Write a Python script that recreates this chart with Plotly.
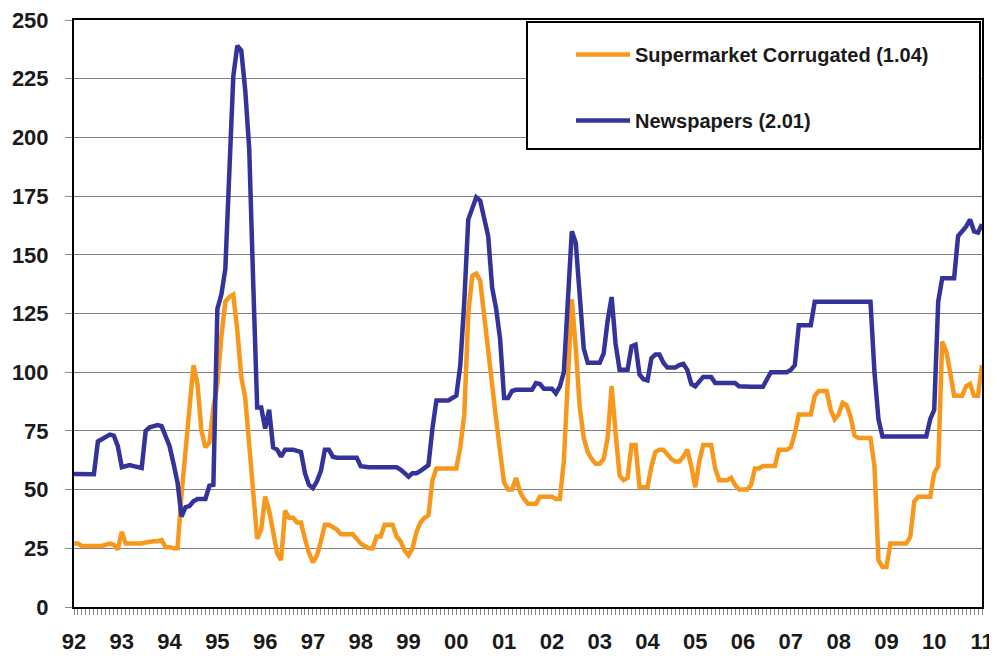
-*-
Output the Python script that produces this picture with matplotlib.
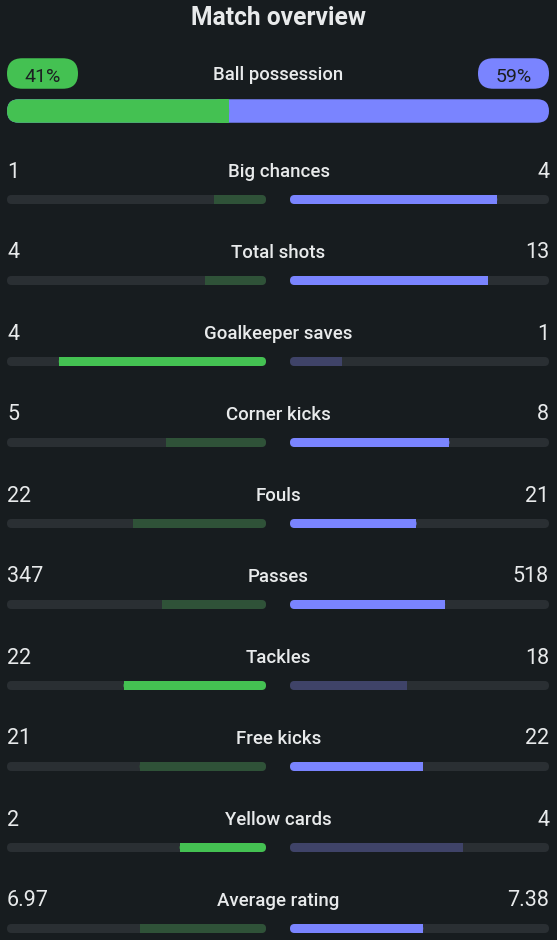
-*-
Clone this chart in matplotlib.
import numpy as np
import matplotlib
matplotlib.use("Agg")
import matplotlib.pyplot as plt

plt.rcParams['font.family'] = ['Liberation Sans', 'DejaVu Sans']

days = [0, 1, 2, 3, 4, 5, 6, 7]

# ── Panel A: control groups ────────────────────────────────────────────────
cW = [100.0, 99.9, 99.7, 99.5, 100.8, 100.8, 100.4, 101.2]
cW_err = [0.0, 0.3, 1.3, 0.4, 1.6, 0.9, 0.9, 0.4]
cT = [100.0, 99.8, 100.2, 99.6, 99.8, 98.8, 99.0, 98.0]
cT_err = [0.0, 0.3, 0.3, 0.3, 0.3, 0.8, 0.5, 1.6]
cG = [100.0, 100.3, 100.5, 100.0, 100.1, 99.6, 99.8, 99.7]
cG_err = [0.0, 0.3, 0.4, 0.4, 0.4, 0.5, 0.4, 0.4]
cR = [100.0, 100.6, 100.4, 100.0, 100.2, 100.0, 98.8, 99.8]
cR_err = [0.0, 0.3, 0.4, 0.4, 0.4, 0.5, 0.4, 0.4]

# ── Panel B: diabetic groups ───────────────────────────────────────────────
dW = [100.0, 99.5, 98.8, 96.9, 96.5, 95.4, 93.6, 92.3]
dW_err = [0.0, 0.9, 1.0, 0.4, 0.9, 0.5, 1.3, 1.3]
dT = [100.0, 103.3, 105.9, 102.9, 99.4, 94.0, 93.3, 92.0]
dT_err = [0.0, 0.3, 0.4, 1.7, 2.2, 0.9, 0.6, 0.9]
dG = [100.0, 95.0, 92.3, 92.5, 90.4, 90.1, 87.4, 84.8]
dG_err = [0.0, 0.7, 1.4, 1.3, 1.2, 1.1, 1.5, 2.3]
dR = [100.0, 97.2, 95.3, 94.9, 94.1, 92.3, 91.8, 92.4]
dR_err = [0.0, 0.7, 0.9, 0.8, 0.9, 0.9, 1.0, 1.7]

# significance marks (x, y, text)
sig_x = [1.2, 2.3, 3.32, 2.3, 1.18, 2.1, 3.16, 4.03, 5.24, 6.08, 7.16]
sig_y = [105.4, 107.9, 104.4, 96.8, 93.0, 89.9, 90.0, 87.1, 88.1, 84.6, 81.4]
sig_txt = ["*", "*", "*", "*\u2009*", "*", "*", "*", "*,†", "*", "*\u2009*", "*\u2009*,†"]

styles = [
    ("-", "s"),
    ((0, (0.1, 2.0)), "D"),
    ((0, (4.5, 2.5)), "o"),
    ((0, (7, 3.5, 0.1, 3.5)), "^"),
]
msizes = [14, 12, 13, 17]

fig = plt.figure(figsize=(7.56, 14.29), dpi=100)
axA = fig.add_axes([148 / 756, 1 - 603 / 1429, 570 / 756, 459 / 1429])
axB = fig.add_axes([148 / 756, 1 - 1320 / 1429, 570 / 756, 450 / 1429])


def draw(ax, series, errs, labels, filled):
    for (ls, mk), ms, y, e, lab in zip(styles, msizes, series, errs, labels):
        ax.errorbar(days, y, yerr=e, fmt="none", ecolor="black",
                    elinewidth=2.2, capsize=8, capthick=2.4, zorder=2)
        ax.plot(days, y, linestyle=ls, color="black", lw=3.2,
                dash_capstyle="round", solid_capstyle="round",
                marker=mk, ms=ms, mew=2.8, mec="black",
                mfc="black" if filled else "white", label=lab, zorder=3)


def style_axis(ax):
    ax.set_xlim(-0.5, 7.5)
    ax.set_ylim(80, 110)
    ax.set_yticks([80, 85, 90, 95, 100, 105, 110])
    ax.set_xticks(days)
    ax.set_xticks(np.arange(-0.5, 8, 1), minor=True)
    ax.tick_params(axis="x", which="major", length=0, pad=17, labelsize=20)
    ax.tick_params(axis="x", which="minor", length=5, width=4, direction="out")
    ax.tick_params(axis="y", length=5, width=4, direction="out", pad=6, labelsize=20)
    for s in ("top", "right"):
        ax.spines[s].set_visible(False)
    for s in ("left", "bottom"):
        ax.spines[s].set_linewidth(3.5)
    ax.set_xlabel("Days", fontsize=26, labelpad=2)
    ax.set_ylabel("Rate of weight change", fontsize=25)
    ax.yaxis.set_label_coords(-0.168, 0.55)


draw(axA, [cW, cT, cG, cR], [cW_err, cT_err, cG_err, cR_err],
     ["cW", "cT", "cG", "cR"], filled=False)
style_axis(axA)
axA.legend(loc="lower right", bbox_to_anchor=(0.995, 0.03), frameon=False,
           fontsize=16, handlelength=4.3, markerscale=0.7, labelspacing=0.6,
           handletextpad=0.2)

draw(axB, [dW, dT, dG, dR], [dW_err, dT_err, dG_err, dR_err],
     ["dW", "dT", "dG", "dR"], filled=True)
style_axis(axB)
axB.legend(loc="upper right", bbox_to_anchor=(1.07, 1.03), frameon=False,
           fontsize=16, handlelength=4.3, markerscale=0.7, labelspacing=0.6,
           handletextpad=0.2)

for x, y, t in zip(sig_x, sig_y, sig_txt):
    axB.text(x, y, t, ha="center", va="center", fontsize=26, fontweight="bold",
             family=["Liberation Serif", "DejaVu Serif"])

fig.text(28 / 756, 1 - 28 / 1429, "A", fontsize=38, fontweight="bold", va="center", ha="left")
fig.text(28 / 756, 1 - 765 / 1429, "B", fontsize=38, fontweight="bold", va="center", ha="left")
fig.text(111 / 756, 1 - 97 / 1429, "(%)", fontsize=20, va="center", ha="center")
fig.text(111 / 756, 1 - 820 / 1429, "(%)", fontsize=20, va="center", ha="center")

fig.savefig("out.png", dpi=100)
-*-
Task goal: Reproduce word for word the material above, beginning with the line that contains "Clone this chart in matplotlib." and ending with the line that contains "axB = fig.add_axes([148".

Exercise solution:
Clone this chart in matplotlib.
import numpy as np
import matplotlib
matplotlib.use("Agg")
import matplotlib.pyplot as plt

plt.rcParams['font.family'] = ['Liberation Sans', 'DejaVu Sans']

days = [0, 1, 2, 3, 4, 5, 6, 7]

# ── Panel A: control groups ────────────────────────────────────────────────
cW = [100.0, 99.9, 99.7, 99.5, 100.8, 100.8, 100.4, 101.2]
cW_err = [0.0, 0.3, 1.3, 0.4, 1.6, 0.9, 0.9, 0.4]
cT = [100.0, 99.8, 100.2, 99.6, 99.8, 98.8, 99.0, 98.0]
cT_err = [0.0, 0.3, 0.3, 0.3, 0.3, 0.8, 0.5, 1.6]
cG = [100.0, 100.3, 100.5, 100.0, 100.1, 99.6, 99.8, 99.7]
cG_err = [0.0, 0.3, 0.4, 0.4, 0.4, 0.5, 0.4, 0.4]
cR = [100.0, 100.6, 100.4, 100.0, 100.2, 100.0, 98.8, 99.8]
cR_err = [0.0, 0.3, 0.4, 0.4, 0.4, 0.5, 0.4, 0.4]

# ── Panel B: diabetic groups ───────────────────────────────────────────────
dW = [100.0, 99.5, 98.8, 96.9, 96.5, 95.4, 93.6, 92.3]
dW_err = [0.0, 0.9, 1.0, 0.4, 0.9, 0.5, 1.3, 1.3]
dT = [100.0, 103.3, 105.9, 102.9, 99.4, 94.0, 93.3, 92.0]
dT_err = [0.0, 0.3, 0.4, 1.7, 2.2, 0.9, 0.6, 0.9]
dG = [100.0, 95.0, 92.3, 92.5, 90.4, 90.1, 87.4, 84.8]
dG_err = [0.0, 0.7, 1.4, 1.3, 1.2, 1.1, 1.5, 2.3]
dR = [100.0, 97.2, 95.3, 94.9, 94.1, 92.3, 91.8, 92.4]
dR_err = [0.0, 0.7, 0.9, 0.8, 0.9, 0.9, 1.0, 1.7]

# significance marks (x, y, text)
sig_x = [1.2, 2.3, 3.32, 2.3, 1.18, 2.1, 3.16, 4.03, 5.24, 6.08, 7.16]
sig_y = [105.4, 107.9, 104.4, 96.8, 93.0, 89.9, 90.0, 87.1, 88.1, 84.6, 81.4]
sig_txt = ["*", "*", "*", "*\u2009*", "*", "*", "*", "*,†", "*", "*\u2009*", "*\u2009*,†"]

styles = [
    ("-", "s"),
    ((0, (0.1, 2.0)), "D"),
    ((0, (4.5, 2.5)), "o"),
    ((0, (7, 3.5, 0.1, 3.5)), "^"),
]
msizes = [14, 12, 13, 17]

fig = plt.figure(figsize=(7.56, 14.29), dpi=100)
axA = fig.add_axes([148 / 756, 1 - 603 / 1429, 570 / 756, 459 / 1429])
axB = fig.add_axes([148 / 756, 1 - 1320 / 1429, 570 / 756, 450 / 1429])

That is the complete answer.